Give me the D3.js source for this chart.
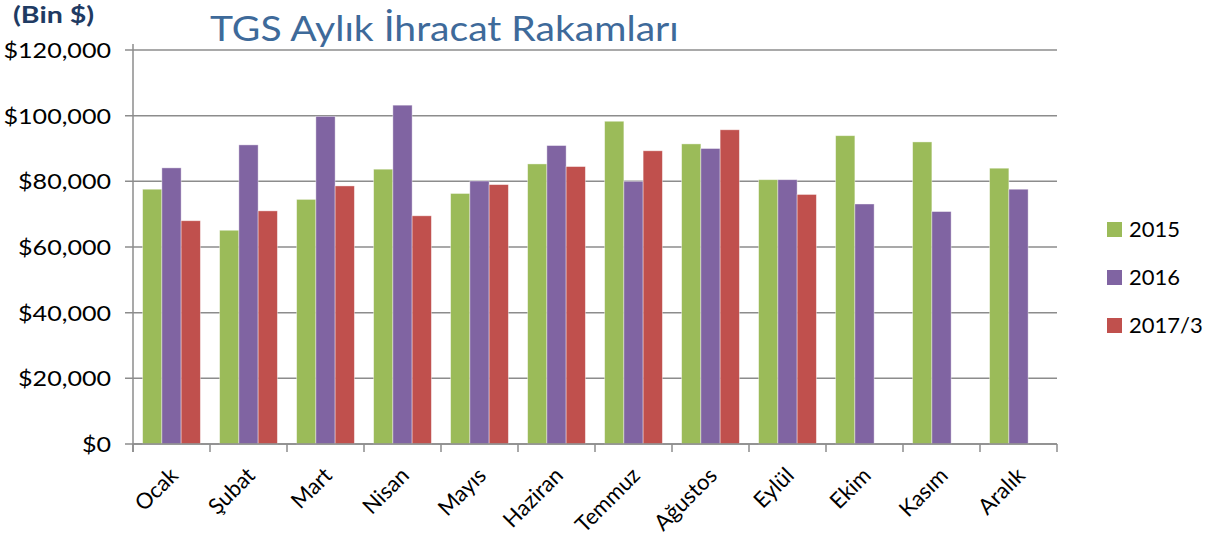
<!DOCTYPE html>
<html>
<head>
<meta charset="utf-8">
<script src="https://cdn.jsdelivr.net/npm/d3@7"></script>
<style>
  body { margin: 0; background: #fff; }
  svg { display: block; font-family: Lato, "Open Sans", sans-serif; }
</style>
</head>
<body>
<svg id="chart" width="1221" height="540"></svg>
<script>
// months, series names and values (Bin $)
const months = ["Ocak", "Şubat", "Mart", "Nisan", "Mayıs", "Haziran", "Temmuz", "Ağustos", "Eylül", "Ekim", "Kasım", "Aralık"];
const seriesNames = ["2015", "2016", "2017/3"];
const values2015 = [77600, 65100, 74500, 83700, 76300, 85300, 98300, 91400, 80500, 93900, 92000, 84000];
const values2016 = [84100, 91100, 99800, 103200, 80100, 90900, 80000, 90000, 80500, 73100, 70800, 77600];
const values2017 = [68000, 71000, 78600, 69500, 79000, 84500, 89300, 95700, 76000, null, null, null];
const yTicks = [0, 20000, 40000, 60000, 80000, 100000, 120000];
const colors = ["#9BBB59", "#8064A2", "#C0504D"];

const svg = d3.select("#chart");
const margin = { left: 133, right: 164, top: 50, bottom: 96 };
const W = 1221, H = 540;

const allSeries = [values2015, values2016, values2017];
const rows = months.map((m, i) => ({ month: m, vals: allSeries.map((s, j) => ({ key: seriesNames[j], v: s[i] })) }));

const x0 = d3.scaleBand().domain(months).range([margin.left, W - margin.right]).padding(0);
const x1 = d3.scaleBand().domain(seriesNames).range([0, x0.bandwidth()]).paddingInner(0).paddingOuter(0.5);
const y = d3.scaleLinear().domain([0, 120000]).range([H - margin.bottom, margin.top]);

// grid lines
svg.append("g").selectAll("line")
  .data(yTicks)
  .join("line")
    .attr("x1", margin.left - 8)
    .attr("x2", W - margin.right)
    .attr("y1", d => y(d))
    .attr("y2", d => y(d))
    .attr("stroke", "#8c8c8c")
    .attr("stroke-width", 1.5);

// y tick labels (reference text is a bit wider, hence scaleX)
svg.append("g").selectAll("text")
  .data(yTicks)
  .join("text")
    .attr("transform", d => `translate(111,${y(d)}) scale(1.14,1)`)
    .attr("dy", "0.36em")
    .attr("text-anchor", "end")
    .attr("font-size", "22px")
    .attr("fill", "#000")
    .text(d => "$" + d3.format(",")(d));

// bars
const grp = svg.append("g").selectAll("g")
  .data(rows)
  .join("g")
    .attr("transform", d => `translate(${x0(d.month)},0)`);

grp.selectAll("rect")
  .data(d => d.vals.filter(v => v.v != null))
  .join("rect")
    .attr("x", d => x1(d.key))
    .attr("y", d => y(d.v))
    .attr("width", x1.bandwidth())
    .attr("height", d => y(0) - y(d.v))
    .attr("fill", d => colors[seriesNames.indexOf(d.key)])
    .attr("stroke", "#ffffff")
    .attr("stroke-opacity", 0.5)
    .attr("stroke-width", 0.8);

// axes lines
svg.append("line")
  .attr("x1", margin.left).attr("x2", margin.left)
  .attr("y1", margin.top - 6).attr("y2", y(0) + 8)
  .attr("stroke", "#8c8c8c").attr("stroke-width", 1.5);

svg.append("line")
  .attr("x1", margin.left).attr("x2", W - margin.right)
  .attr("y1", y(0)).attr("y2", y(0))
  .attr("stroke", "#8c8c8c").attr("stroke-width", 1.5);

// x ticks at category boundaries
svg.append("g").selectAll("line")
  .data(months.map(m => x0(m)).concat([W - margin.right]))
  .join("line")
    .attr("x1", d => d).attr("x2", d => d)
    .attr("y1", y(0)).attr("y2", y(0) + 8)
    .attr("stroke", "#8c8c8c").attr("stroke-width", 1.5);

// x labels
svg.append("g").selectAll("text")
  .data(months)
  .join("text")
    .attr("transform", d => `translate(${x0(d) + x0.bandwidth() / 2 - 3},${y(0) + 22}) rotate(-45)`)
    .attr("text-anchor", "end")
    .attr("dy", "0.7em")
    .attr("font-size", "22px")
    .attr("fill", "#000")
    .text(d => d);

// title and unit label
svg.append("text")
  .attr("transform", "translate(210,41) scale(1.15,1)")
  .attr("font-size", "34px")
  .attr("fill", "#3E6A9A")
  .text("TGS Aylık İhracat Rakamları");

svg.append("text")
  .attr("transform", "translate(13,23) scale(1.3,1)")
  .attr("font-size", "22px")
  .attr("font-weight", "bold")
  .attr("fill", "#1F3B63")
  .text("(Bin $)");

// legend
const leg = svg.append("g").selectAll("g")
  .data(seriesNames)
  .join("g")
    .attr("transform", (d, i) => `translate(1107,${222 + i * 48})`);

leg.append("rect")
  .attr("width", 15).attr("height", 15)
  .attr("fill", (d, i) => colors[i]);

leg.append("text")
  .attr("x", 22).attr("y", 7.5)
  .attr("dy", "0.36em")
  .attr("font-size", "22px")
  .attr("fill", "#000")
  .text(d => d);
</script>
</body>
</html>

######

Work required
Restate the entire listing word for word, excluding pictures.

The output
Give me the D3.js source for this chart.
<!DOCTYPE html>
<html>
<head>
<meta charset="utf-8">
<script src="https://cdn.jsdelivr.net/npm/d3@7"></script>
<style>
  body { margin: 0; background: #fff; }
  svg { display: block; font-family: Lato, "Open Sans", sans-serif; }
</style>
</head>
<body>
<svg id="chart" width="1221" height="540"></svg>
<script>
// months, series names and values (Bin $)
const months = ["Ocak", "Şubat", "Mart", "Nisan", "Mayıs", "Haziran", "Temmuz", "Ağustos", "Eylül", "Ekim", "Kasım", "Aralık"];
const seriesNames = ["2015", "2016", "2017/3"];
const values2015 = [77600, 65100, 74500, 83700, 76300, 85300, 98300, 91400, 80500, 93900, 92000, 84000];
const values2016 = [84100, 91100, 99800, 103200, 80100, 90900, 80000, 90000, 80500, 73100, 70800, 77600];
const values2017 = [68000, 71000, 78600, 69500, 79000, 84500, 89300, 95700, 76000, null, null, null];
const yTicks = [0, 20000, 40000, 60000, 80000, 100000, 120000];
const colors = ["#9BBB59", "#8064A2", "#C0504D"];

const svg = d3.select("#chart");
const margin = { left: 133, right: 164, top: 50, bottom: 96 };
const W = 1221, H = 540;

const allSeries = [values2015, values2016, values2017];
const rows = months.map((m, i) => ({ month: m, vals: allSeries.map((s, j) => ({ key: seriesNames[j], v: s[i] })) }));

const x0 = d3.scaleBand().domain(months).range([margin.left, W - margin.right]).padding(0);
const x1 = d3.scaleBand().domain(seriesNames).range([0, x0.bandwidth()]).paddingInner(0).paddingOuter(0.5);
const y = d3.scaleLinear().domain([0, 120000]).range([H - margin.bottom, margin.top]);

// grid lines
svg.append("g").selectAll("line")
  .data(yTicks)
  .join("line")
    .attr("x1", margin.left - 8)
    .attr("x2", W - margin.right)
    .attr("y1", d => y(d))
    .attr("y2", d => y(d))
    .attr("stroke", "#8c8c8c")
    .attr("stroke-width", 1.5);

// y tick labels (reference text is a bit wider, hence scaleX)
svg.append("g").selectAll("text")
  .data(yTicks)
  .join("text")
    .attr("transform", d => `translate(111,${y(d)}) scale(1.14,1)`)
    .attr("dy", "0.36em")
    .attr("text-anchor", "end")
    .attr("font-size", "22px")
    .attr("fill", "#000")
    .text(d => "$" + d3.format(",")(d));

// bars
const grp = svg.append("g").selectAll("g")
  .data(rows)
  .join("g")
    .attr("transform", d => `translate(${x0(d.month)},0)`);

grp.selectAll("rect")
  .data(d => d.vals.filter(v => v.v != null))
  .join("rect")
    .attr("x", d => x1(d.key))
    .attr("y", d => y(d.v))
    .attr("width", x1.bandwidth())
    .attr("height", d => y(0) - y(d.v))
    .attr("fill", d => colors[seriesNames.indexOf(d.key)])
    .attr("stroke", "#ffffff")
    .attr("stroke-opacity", 0.5)
    .attr("stroke-width", 0.8);

// axes lines
svg.append("line")
  .attr("x1", margin.left).attr("x2", margin.left)
  .attr("y1", margin.top - 6).attr("y2", y(0) + 8)
  .attr("stroke", "#8c8c8c").attr("stroke-width", 1.5);

svg.append("line")
  .attr("x1", margin.left).attr("x2", W - margin.right)
  .attr("y1", y(0)).attr("y2", y(0))
  .attr("stroke", "#8c8c8c").attr("stroke-width", 1.5);

// x ticks at category boundaries
svg.append("g").selectAll("line")
  .data(months.map(m => x0(m)).concat([W - margin.right]))
  .join("line")
    .attr("x1", d => d).attr("x2", d => d)
    .attr("y1", y(0)).attr("y2", y(0) + 8)
    .attr("stroke", "#8c8c8c").attr("stroke-width", 1.5);

// x labels
svg.append("g").selectAll("text")
  .data(months)
  .join("text")
    .attr("transform", d => `translate(${x0(d) + x0.bandwidth() / 2 - 3},${y(0) + 22}) rotate(-45)`)
    .attr("text-anchor", "end")
    .attr("dy", "0.7em")
    .attr("font-size", "22px")
    .attr("fill", "#000")
    .text(d => d);

// title and unit label
svg.append("text")
  .attr("transform", "translate(210,41) scale(1.15,1)")
  .attr("font-size", "34px")
  .attr("fill", "#3E6A9A")
  .text("TGS Aylık İhracat Rakamları");

svg.append("text")
  .attr("transform", "translate(13,23) scale(1.3,1)")
  .attr("font-size", "22px")
  .attr("font-weight", "bold")
  .attr("fill", "#1F3B63")
  .text("(Bin $)");

// legend
const leg = svg.append("g").selectAll("g")
  .data(seriesNames)
  .join("g")
    .attr("transform", (d, i) => `translate(1107,${222 + i * 48})`);

leg.append("rect")
  .attr("width", 15).attr("height", 15)
  .attr("fill", (d, i) => colors[i]);

leg.append("text")
  .attr("x", 22).attr("y", 7.5)
  .attr("dy", "0.36em")
  .attr("font-size", "22px")
  .attr("fill", "#000")
  .text(d => d);
</script>
</body>
</html>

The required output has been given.